Another lost Scottish act gets re-issued

Deadlines, deadlines, deadlines. Argh, work. No time for a full write-up on a band that truly deserves one, APB, so I will just reprint a few graphs from a review I did awhile back for a rather prominent Boston alt-weekly.

Thanks largely to frequent name-drops from current rock outfits, as well as the popularity of music tomes such as Simon Reynolds' Rip It Up And Start Again, 1980s Scottish pop is in the midst of a resurgence. Last year saw the release of Orange Juice and Fire Engines, compilations from Domino; a Josef K comp is set for release Nov. 7.

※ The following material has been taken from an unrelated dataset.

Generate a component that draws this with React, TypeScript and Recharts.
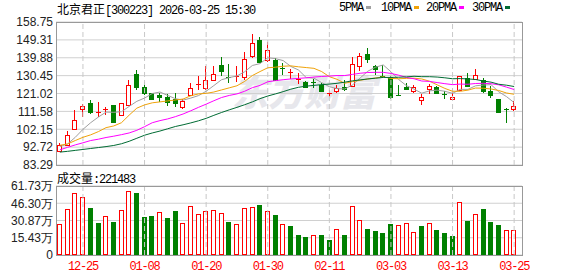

The latest group of Scots to get the re-issue treatment is Aberdeen's APB, as earlier this year Young American released a two-disc, 20th anniversary edition of the dance-rock trio's hard-to-find underground classic, Something To Believe In. (Original copies of the album were once listed on Amazon for as high as $2,500).

Influencing modern acts such as Franz Ferdinand, The Rapture, and LCD Soundsystem, APB fused funky bass licks and rhythmic drum beats with blasts of sputtering guitar.

Hear it for yourself. Download: "Chain Reaction" by ABP. What gives the energetic track an extra flair: the thick, accented voice of singer Iain Slater, curling 'round the lyrics.